Sample size is $4$ since $4$ sharks
$$z =\frac{ 21.5 - 20 }{ \frac{1.209 }{ \sqrt 4}}$$
I came up with $2.168870...$ for the test statistic.
For critical value of $z$, I used the given alpha to find the value of $2.326$ from a confidence interval of 98%.
What are the answers and what am I doing wrong ?
(Thank you for the edit)

@Flounderer's Answer is correct (+1). This is for clarification, intuition, and verification.
You cannot to a z-test here. The population standard deviation $\sigma$ is not known, and so has to be estimated by the sample standard deviation $S = 1.291.$ So your test statistic is $$T = \frac{\bar X - \mu_0}{S/\sqrt{n}}.$$ You should not write $\sigma$ in the denominator because you do not know it.
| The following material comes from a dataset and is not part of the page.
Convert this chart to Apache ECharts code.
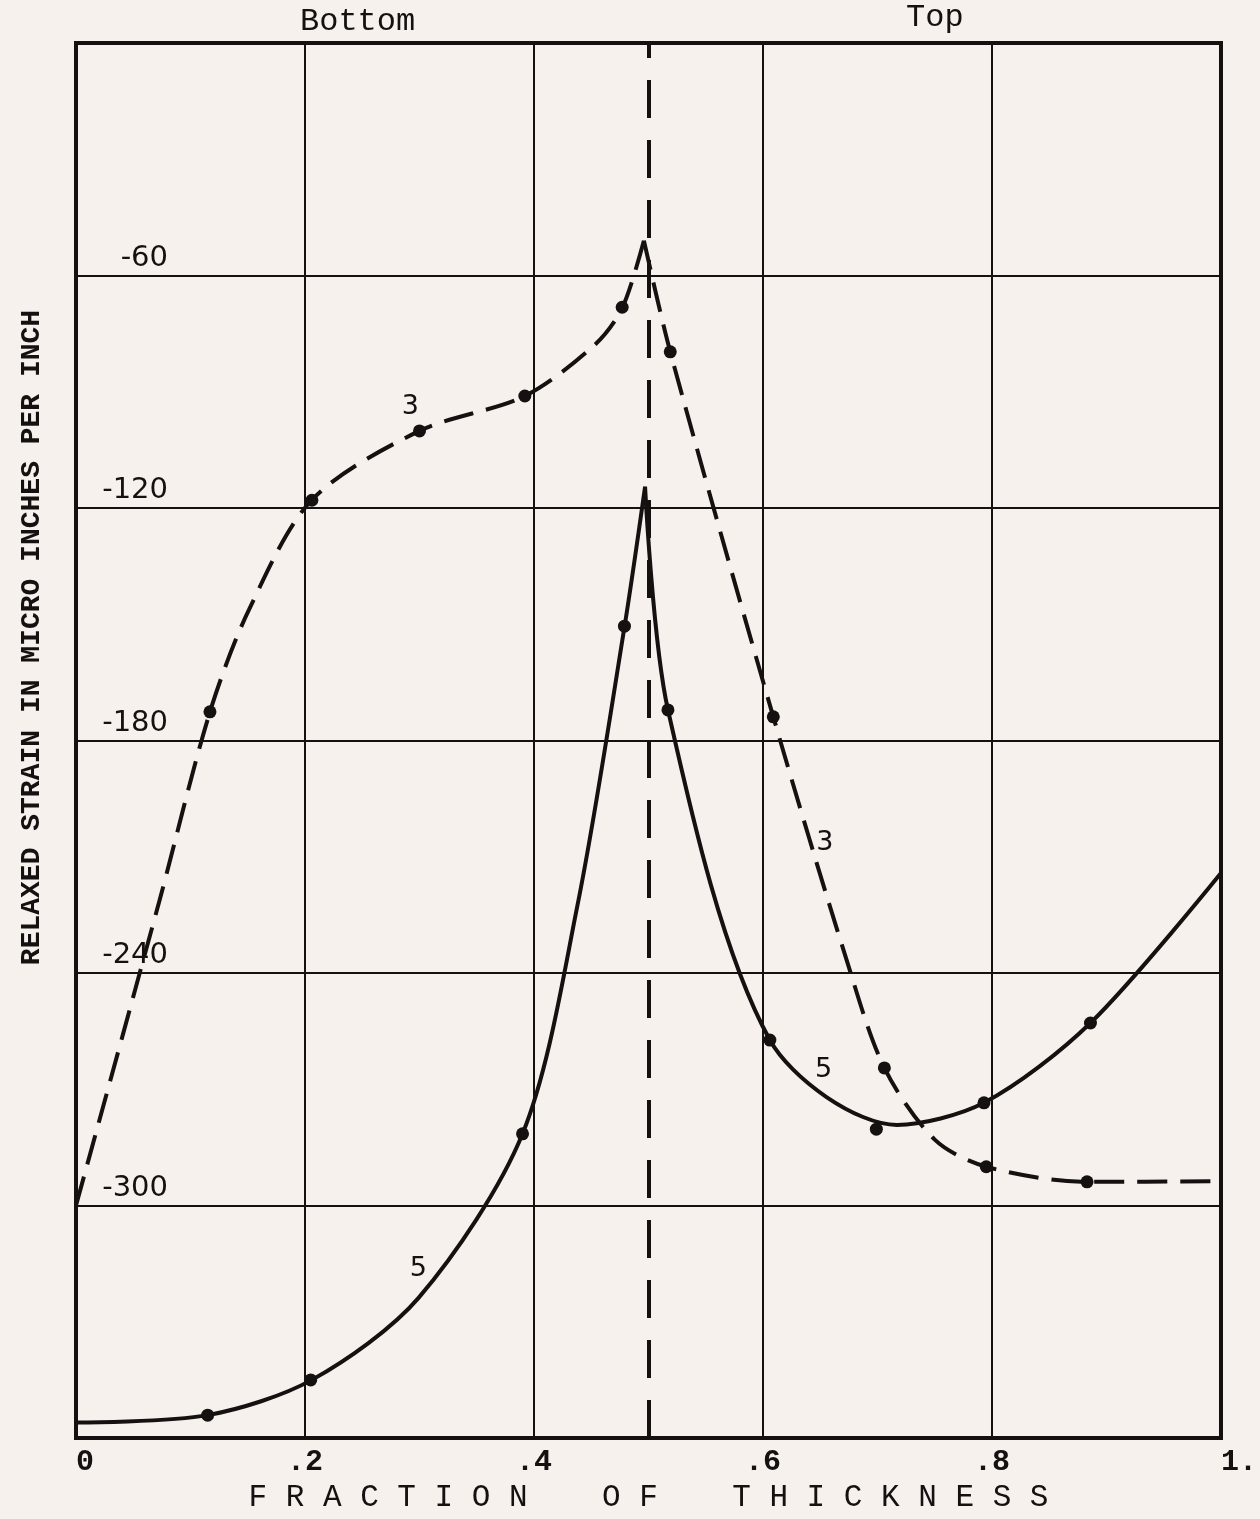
<!DOCTYPE html>
<html>
<head>
<meta charset="utf-8">
<title>Relaxed strain vs fraction of thickness</title>
<script src="https://cdn.jsdelivr.net/npm/echarts@6/dist/echarts.min.js"></script>
<style>
  html, body { margin: 0; padding: 0; background: #f6f1ec; }
  #chart { width: 1260px; height: 1519px; }
</style>
</head>
<body>
<div id="chart"></div>
<script>
// tick labels
const xTicks = [0, 0.2, 0.4, 0.6, 0.8, 1];
const xTickLabels = ['0', '.2', '.4', '.6', '.8', '1.'];
const yTicks = [-60, -120, -180, -240, -300];

// curve 3 (dashed), traced in two branches that meet at the peak
const curve3Left = [
  [0, -300], [0.073, -221.2], [0.117, -172.6], [0.151, -146.3], [0.206, -117.9],
  [0.3, -100.1], [0.392, -91.1], [0.453, -77.9], [0.477, -68.4], [0.496, -51]
];
const curve3Right = [
  [0.496, -51], [0.519, -79.7], [0.609, -173.9], [0.673, -236.6], [0.706, -264.5],
  [0.75, -283], [0.795, -290], [0.883, -293.9], [1, -293.7]
];
// measured points on curve 3
const curve3Points = [
  [0.117, -172.6], [0.206, -118], [0.3, -100.1], [0.392, -91.1], [0.477, -68.2],
  [0.519, -79.7], [0.609, -173.9], [0.706, -264.5], [0.795, -290], [0.883, -293.9]
];

// curve 5 (solid)
const curve5Left = [
  [0, -356], [0.115, -354.1], [0.206, -345], [0.299, -323.9], [0.39, -281.5],
  [0.438, -222.5], [0.479, -150.7], [0.497, -114.5]
];
const curve5Right = [
  [0.497, -114.5], [0.517, -172.1], [0.606, -257.3], [0.717, -279.2],
  [0.793, -273.5], [0.886, -252.9], [1, -214.2]
];
const curve5Points = [
  [0.115, -354.1], [0.205, -345], [0.39, -281.5], [0.479, -150.5], [0.517, -172.1],
  [0.606, -257.3], [0.699, -280.3], [0.793, -273.5], [0.886, -252.9]
];

// curve number tags
const curveLabelText = ['3', '3', '5', '5'];
const curveLabelX = [0.292, 0.654, 0.299, 0.653];
const curveLabelY = [-94, -206.5, -316.5, -265];

const midLine = 0.5;

const ink = '#141110';
const monoFont = '"Liberation Mono", "DejaVu Sans Mono", monospace';
const sansFont = '"DejaVu Sans", sans-serif';

const chart = echarts.init(document.getElementById('chart'));

function curveLine(data, dashed) {
  return {
    type: 'line',
    data,
    smooth: 0.3,
    showSymbol: false,
    silent: true,
    lineStyle: { color: ink, width: 4, type: dashed ? [30, 13] : 'solid', cap: 'butt' },
    z: 3
  };
}

function dots(data) {
  return {
    type: 'scatter',
    data,
    symbolSize: 13,
    itemStyle: { color: ink, opacity: 1 },
    silent: true,
    z: 4
  };
}

const option = {
  backgroundColor: '#f6f1ec',
  animation: false,
  grid: {
    left: 76,
    top: 43,
    width: 1150,
    height: 1395,
    show: true,
    borderColor: ink,
    borderWidth: 4,
    backgroundColor: 'transparent'
  },
  xAxis: {
    type: 'value',
    min: 0,
    max: 1,
    interval: 0.2,
    name: 'F R A C T I O N    O F    T H I C K N E S S',
    nameLocation: 'middle',
    nameGap: 44,
    nameTextStyle: { fontFamily: monoFont, fontSize: 31, color: ink },
    axisLine: { show: false },
    axisTick: { show: false },
    axisLabel: {
      margin: 9,
      fontFamily: monoFont,
      fontSize: 30,
      fontWeight: 'bold',
      color: ink,
      alignMinLabel: 'left',
      alignMaxLabel: 'left',
      formatter: (v) => {
        const i = xTicks.findIndex(t => Math.abs(t - v) < 1e-6);
        return i >= 0 ? xTickLabels[i] : '';
      }
    },
    splitLine: { lineStyle: { color: ink, width: 2 } }
  },
  yAxis: {
    type: 'value',
    min: -360,
    max: 0,
    interval: 60,
    name: 'RELAXED STRAIN IN MICRO INCHES PER INCH',
    nameLocation: 'middle',
    nameRotate: 90,
    nameGap: 30,
    nameTextStyle: {
      fontFamily: monoFont,
      fontWeight: 'bold',
      fontSize: 28,
      color: ink,
      padding: [0, 0, 0, 206]
    },
    axisLine: { show: false },
    axisTick: { show: false },
    axisLabel: {
      inside: true,
      align: 'right',
      verticalAlign: 'bottom',
      margin: 92,
      padding: [0, 0, 3, 0],
      fontFamily: sansFont,
      fontSize: 29,
      color: ink,
      formatter: (v) => (yTicks.includes(v) ? String(v) : '')
    },
    splitLine: { lineStyle: { color: ink, width: 2 } }
  },
  graphic: [
    {
      type: 'text',
      left: 300,
      top: 6,
      style: { text: 'Bottom', font: '32px ' + monoFont, fill: ink }
    },
    {
      type: 'text',
      left: 906,
      top: 2,
      style: { text: 'Top', font: '32px ' + monoFont, fill: ink }
    }
  ],
  series: [
    {
      type: 'line',
      data: [],
      silent: true,
      markLine: {
        silent: true,
        symbol: 'none',
        label: { show: false },
        lineStyle: { color: ink, width: 4, type: [38, 22] },
        data: [{ xAxis: midLine }]
      }
    },
    curveLine(curve3Left, true),
    curveLine(curve3Right, true),
    curveLine(curve5Left, false),
    curveLine(curve5Right, false),
    dots(curve3Points),
    dots(curve5Points),
    {
      type: 'scatter',
      symbolSize: 0,
      silent: true,
      itemStyle: { opacity: 1 },
      data: curveLabelText.map((t, i) => ({ name: t, value: [curveLabelX[i], curveLabelY[i]] })),
      label: {
        show: true,
        position: 'inside',
        formatter: '{b}',
        fontFamily: sansFont,
        fontSize: 27,
        color: ink,
        opacity: 1
      },
      z: 5
    }
  ]
};

chart.setOption(option);
</script>
</body>
</html>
The critical value for t in this one sided test cuts off 1% from the upper tail of Student's t distribution with 3 degrees of freedom. So the critical value is 4.541. You should look in row 3 of the printed t table in your text to find that value.
Here is a printout of this one-sided one-sample t test from Minitab 17 statistical software.
The P-value 0.051 indicates that this null hypothesis could not (quite) be rejected at the 5% level because the P-value is slightly above 0.050. But you want to test at the 1% level and the decision not to reject is nowhere near the borderline.
In terms of the critical value 4.541 from the t table, you cannot reject because the computed value of the T statistic is 2.32. You could reject at the 1% level only if $T > 4.541.$
Just based on tuition, you should not expect to reject $H_0: \mu \le 20$ against the alternative $H_a: \mu > 20.$ One of the sharks captured is 20 ft long and the other three are only a little longer. Expensive and dangerous or not, catching just four sharks is not enough.
According to a more advanced computation, if the true length of sharks off the Bermuda were 22 ft (with a SD around 1.3), then a sample of size of at least $n = 6$ would have been required in order to have a reasonable chance of detecting that they average over 20 ft.